## begin

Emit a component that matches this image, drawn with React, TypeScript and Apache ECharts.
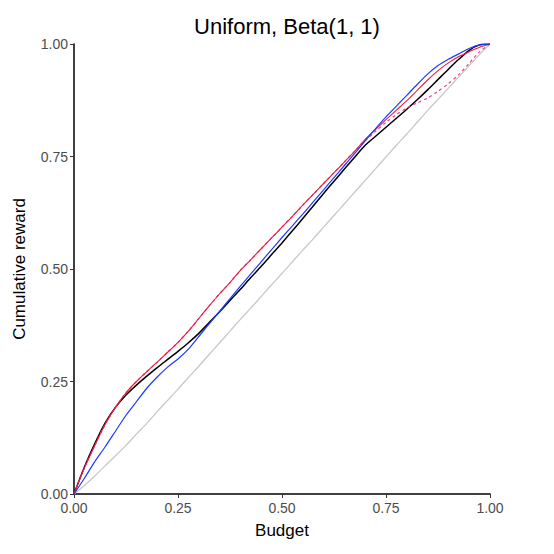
import React, { useEffect, useRef } from "react";
import * as echarts from "echarts";

const budget = [0, 0.025, 0.05, 0.075, 0.1, 0.125, 0.15, 0.175, 0.2, 0.225, 0.25, 0.275, 0.3, 0.325, 0.35, 0.375, 0.4, 0.425, 0.45, 0.475, 0.5, 0.525, 0.55, 0.575, 0.6, 0.625, 0.65, 0.675, 0.7, 0.725, 0.75, 0.775, 0.8, 0.825, 0.85, 0.875, 0.9, 0.925, 0.95, 0.975, 1];

const grayVals = [0, 0.019, 0.04, 0.063, 0.085, 0.108, 0.133, 0.157, 0.183, 0.208, 0.233, 0.259, 0.284, 0.31, 0.336, 0.362, 0.388, 0.413, 0.439, 0.465, 0.49, 0.516, 0.542, 0.567, 0.593, 0.619, 0.645, 0.671, 0.697, 0.723, 0.749, 0.775, 0.8, 0.826, 0.852, 0.877, 0.902, 0.927, 0.952, 0.977, 1];

const blackVals = [0, 0.06, 0.112, 0.158, 0.193, 0.22, 0.242, 0.262, 0.281, 0.299, 0.317, 0.336, 0.357, 0.381, 0.405, 0.43, 0.455, 0.481, 0.506, 0.532, 0.558, 0.585, 0.612, 0.64, 0.668, 0.695, 0.722, 0.749, 0.775, 0.795, 0.815, 0.835, 0.855, 0.876, 0.898, 0.921, 0.944, 0.966, 0.986, 0.998, 1];

const redVals = [0, 0.058, 0.108, 0.155, 0.193, 0.225, 0.25, 0.272, 0.293, 0.315, 0.337, 0.362, 0.39, 0.418, 0.445, 0.47, 0.497, 0.521, 0.545, 0.569, 0.593, 0.617, 0.642, 0.666, 0.69, 0.714, 0.738, 0.762, 0.788, 0.81, 0.832, 0.853, 0.874, 0.897, 0.92, 0.941, 0.958, 0.972, 0.983, 0.993, 1];

const blueVals = [0, 0.035, 0.072, 0.105, 0.14, 0.175, 0.205, 0.235, 0.26, 0.282, 0.3, 0.322, 0.35, 0.378, 0.406, 0.434, 0.462, 0.489, 0.516, 0.543, 0.57, 0.596, 0.622, 0.649, 0.676, 0.703, 0.73, 0.757, 0.785, 0.812, 0.838, 0.862, 0.886, 0.91, 0.933, 0.952, 0.966, 0.978, 0.99, 0.998, 1];

const magentaVals = [0, 0.058, 0.108, 0.155, 0.193, 0.225, 0.25, 0.272, 0.293, 0.315, 0.337, 0.362, 0.39, 0.418, 0.445, 0.47, 0.497, 0.521, 0.545, 0.569, 0.593, 0.617, 0.642, 0.666, 0.69, 0.714, 0.738, 0.762, 0.785, 0.806, 0.826, 0.843, 0.858, 0.869, 0.88, 0.895, 0.912, 0.932, 0.957, 0.983, 1];

const pairs = (ys: number[]) => budget.map((x, i) => [x, ys[i]]);

export default function App() {
  const ref = useRef<HTMLDivElement>(null);
  useEffect(() => {
    if (!ref.current) return;
    const chart = echarts.init(ref.current, undefined, { renderer: "svg" });
    const font = "Liberation Sans, Arial, sans-serif";
    const axisCommon = {
      type: "value" as const,
      min: 0,
      max: 1,
      interval: 0.25,
      nameLocation: "middle" as const,
      nameTextStyle: { color: "#000", fontSize: 17, fontFamily: font },
      axisLine: { show: true, lineStyle: { color: "#000", width: 1.5 } },
      axisTick: { show: true, inside: false, length: 4, lineStyle: { color: "#333", width: 1 } },
      axisLabel: {
        color: "#4d4d4d",
        fontSize: 14,
        fontFamily: font,
        formatter: (v: number) => v.toFixed(2),
      },
      splitLine: { show: false },
    };
    const line = (name: string, ys: number[], color: string, width: number, type: any = "solid", z = 2) => ({
      name,
      type: "line" as const,
      data: pairs(ys),
      showSymbol: false,
      symbol: "none",
      smooth: 0.25,
      z,
      lineStyle: { color, width, type },
    });
    chart.setOption({
      animation: false,
      backgroundColor: "#fff",
      title: {
        text: "Uniform, Beta(1, 1)",
        left: 282,
        top: 10,
        textAlign: "center",
        textStyle: { color: "#000", fontSize: 22, fontWeight: "normal", fontFamily: font },
      },
      grid: { left: 74, right: 64, top: 44, bottom: 60, containLabel: false },
      xAxis: { ...axisCommon, name: "Budget", nameGap: 28, axisLabel: { ...axisCommon.axisLabel, margin: 7 } },
      yAxis: { ...axisCommon, name: "Cumulative reward", nameGap: 46, axisLabel: { ...axisCommon.axisLabel, margin: 6 } },
      series: [
        line("gray", grayVals, "#c8c8c8", 1.3, "solid", 1),
        line("black", blackVals, "#000000", 1.5, "solid", 2),
        line("magenta", magentaVals, "#e8409a", 1.2, [3, 3], 3),
        line("red", redVals, "#f2183c", 1.1, "solid", 4),
        line("blue", blueVals, "#1a3cff", 1.2, "solid", 5),
      ],
    });
    return () => chart.dispose();
  }, []);
  return <div ref={ref} style={{ position: "fixed", left: 0, top: 0, width: 554, height: 554 }} />;
}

## end

_Exercise requirements_
Restate only the lines running from the start of the material above through the line containing "0.983, 0.993, 1];", ends included. No pictures.

_Response for this exercise_
Emit a component that matches this image, drawn with React, TypeScript and Apache ECharts.
import React, { useEffect, useRef } from "react";
import * as echarts from "echarts";

const budget = [0, 0.025, 0.05, 0.075, 0.1, 0.125, 0.15, 0.175, 0.2, 0.225, 0.25, 0.275, 0.3, 0.325, 0.35, 0.375, 0.4, 0.425, 0.45, 0.475, 0.5, 0.525, 0.55, 0.575, 0.6, 0.625, 0.65, 0.675, 0.7, 0.725, 0.75, 0.775, 0.8, 0.825, 0.85, 0.875, 0.9, 0.925, 0.95, 0.975, 1];

const grayVals = [0, 0.019, 0.04, 0.063, 0.085, 0.108, 0.133, 0.157, 0.183, 0.208, 0.233, 0.259, 0.284, 0.31, 0.336, 0.362, 0.388, 0.413, 0.439, 0.465, 0.49, 0.516, 0.542, 0.567, 0.593, 0.619, 0.645, 0.671, 0.697, 0.723, 0.749, 0.775, 0.8, 0.826, 0.852, 0.877, 0.902, 0.927, 0.952, 0.977, 1];

const blackVals = [0, 0.06, 0.112, 0.158, 0.193, 0.22, 0.242, 0.262, 0.281, 0.299, 0.317, 0.336, 0.357, 0.381, 0.405, 0.43, 0.455, 0.481, 0.506, 0.532, 0.558, 0.585, 0.612, 0.64, 0.668, 0.695, 0.722, 0.749, 0.775, 0.795, 0.815, 0.835, 0.855, 0.876, 0.898, 0.921, 0.944, 0.966, 0.986, 0.998, 1];

const redVals = [0, 0.058, 0.108, 0.155, 0.193, 0.225, 0.25, 0.272, 0.293, 0.315, 0.337, 0.362, 0.39, 0.418, 0.445, 0.47, 0.497, 0.521, 0.545, 0.569, 0.593, 0.617, 0.642, 0.666, 0.69, 0.714, 0.738, 0.762, 0.788, 0.81, 0.832, 0.853, 0.874, 0.897, 0.92, 0.941, 0.958, 0.972, 0.983, 0.993, 1];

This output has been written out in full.